Material provided:
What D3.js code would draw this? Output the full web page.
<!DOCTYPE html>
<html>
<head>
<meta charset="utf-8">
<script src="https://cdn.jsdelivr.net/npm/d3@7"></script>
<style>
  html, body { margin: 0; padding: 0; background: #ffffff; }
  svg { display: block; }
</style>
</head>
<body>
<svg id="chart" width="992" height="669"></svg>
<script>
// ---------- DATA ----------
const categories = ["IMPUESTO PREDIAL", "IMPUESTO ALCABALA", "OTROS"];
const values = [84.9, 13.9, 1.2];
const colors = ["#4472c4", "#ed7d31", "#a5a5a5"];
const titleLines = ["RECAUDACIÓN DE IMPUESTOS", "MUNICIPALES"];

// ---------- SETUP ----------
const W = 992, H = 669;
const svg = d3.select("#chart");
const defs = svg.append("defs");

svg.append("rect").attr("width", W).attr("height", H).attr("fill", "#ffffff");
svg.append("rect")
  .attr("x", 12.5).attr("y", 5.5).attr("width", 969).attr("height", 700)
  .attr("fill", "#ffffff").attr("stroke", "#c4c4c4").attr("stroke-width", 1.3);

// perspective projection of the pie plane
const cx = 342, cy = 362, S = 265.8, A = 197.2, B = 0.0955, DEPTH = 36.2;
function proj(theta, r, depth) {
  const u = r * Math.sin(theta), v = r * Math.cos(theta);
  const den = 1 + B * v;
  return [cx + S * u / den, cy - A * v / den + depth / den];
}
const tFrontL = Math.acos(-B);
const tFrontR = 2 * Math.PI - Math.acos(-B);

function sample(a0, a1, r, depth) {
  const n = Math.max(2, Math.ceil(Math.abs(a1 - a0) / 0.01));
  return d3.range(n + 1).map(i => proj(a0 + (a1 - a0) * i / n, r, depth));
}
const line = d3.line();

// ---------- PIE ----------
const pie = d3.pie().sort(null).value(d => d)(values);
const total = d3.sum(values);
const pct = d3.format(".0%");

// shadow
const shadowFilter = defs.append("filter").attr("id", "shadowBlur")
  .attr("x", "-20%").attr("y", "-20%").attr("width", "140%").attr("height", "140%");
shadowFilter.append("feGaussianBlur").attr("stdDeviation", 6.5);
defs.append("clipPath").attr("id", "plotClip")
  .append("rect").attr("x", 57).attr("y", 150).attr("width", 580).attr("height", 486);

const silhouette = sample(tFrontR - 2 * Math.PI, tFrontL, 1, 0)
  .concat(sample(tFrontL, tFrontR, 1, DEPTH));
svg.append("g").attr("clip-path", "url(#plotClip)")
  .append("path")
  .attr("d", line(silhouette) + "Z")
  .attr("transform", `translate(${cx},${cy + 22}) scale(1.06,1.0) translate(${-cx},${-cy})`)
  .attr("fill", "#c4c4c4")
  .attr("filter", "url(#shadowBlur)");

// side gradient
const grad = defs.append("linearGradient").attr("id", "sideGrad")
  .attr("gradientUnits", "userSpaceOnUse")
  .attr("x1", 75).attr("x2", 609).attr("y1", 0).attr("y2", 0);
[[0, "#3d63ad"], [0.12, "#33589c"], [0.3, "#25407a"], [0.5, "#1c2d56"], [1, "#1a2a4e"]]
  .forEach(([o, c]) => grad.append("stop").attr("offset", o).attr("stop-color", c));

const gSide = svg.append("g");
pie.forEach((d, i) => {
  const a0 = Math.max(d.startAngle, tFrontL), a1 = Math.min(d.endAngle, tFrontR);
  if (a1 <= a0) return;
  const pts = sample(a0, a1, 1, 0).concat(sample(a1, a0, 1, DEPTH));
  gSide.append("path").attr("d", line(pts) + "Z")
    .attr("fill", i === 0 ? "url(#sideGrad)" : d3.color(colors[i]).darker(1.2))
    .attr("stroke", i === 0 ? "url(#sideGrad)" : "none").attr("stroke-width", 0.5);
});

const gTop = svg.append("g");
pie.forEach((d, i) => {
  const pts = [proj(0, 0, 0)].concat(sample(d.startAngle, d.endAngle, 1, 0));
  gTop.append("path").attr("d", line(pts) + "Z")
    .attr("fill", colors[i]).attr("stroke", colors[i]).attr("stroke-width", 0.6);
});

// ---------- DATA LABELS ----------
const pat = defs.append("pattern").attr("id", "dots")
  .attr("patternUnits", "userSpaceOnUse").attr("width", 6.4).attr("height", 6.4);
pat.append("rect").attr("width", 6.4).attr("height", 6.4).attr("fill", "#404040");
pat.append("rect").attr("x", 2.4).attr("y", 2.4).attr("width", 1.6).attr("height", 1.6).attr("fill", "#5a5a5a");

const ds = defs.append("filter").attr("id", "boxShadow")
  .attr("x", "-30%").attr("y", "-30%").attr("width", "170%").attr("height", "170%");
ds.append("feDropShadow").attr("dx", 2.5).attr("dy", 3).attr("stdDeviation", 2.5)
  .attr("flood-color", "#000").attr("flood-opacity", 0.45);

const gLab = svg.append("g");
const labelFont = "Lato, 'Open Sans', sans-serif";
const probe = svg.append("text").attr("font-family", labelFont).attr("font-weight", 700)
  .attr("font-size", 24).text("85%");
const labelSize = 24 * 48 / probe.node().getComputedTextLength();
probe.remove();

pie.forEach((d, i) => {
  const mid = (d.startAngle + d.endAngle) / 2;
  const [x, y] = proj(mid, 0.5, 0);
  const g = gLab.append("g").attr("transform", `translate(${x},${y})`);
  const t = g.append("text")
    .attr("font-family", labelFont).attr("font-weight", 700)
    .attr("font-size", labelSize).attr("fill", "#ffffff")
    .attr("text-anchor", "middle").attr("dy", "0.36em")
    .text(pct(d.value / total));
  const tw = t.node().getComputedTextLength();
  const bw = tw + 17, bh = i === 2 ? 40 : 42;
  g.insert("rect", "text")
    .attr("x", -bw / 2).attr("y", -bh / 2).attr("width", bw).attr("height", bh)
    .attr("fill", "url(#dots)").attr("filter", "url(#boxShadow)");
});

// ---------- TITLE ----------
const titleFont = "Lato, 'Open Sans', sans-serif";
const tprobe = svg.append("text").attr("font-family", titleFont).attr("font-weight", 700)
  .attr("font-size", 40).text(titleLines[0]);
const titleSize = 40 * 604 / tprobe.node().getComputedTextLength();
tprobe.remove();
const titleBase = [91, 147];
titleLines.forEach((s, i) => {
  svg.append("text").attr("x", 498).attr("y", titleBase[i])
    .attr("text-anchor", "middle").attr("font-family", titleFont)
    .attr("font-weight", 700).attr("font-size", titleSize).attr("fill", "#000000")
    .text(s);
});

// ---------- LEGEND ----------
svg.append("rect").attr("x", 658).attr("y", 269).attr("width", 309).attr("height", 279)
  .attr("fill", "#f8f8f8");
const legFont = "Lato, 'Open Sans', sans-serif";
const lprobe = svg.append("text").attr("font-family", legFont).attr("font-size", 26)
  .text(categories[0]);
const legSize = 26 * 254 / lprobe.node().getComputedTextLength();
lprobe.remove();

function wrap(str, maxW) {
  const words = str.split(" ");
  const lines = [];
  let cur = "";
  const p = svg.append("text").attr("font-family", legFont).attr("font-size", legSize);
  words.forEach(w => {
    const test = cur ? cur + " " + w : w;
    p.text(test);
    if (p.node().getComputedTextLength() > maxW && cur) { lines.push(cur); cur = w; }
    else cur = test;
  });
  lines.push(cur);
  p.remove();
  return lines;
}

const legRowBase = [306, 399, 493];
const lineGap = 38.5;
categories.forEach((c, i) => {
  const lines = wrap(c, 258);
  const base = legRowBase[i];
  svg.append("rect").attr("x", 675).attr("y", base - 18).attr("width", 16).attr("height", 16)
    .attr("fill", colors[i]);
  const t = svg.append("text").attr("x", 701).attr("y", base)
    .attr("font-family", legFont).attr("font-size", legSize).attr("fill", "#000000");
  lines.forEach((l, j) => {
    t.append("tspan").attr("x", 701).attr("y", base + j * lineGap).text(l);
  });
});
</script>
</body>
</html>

Set exercise: Everything from the first line above up to and including the line that contains "const tFrontR = 2 * Math.PI - Math.acos(-B);" should be printed exactly; please print only that.

Answer to this exercise:
What D3.js code would draw this? Output the full web page.
<!DOCTYPE html>
<html>
<head>
<meta charset="utf-8">
<script src="https://cdn.jsdelivr.net/npm/d3@7"></script>
<style>
  html, body { margin: 0; padding: 0; background: #ffffff; }
  svg { display: block; }
</style>
</head>
<body>
<svg id="chart" width="992" height="669"></svg>
<script>
// ---------- DATA ----------
const categories = ["IMPUESTO PREDIAL", "IMPUESTO ALCABALA", "OTROS"];
const values = [84.9, 13.9, 1.2];
const colors = ["#4472c4", "#ed7d31", "#a5a5a5"];
const titleLines = ["RECAUDACIÓN DE IMPUESTOS", "MUNICIPALES"];

// ---------- SETUP ----------
const W = 992, H = 669;
const svg = d3.select("#chart");
const defs = svg.append("defs");

svg.append("rect").attr("width", W).attr("height", H).attr("fill", "#ffffff");
svg.append("rect")
  .attr("x", 12.5).attr("y", 5.5).attr("width", 969).attr("height", 700)
  .attr("fill", "#ffffff").attr("stroke", "#c4c4c4").attr("stroke-width", 1.3);

// perspective projection of the pie plane
const cx = 342, cy = 362, S = 265.8, A = 197.2, B = 0.0955, DEPTH = 36.2;
function proj(theta, r, depth) {
  const u = r * Math.sin(theta), v = r * Math.cos(theta);
  const den = 1 + B * v;
  return [cx + S * u / den, cy - A * v / den + depth / den];
}
const tFrontL = Math.acos(-B);
const tFrontR = 2 * Math.PI - Math.acos(-B);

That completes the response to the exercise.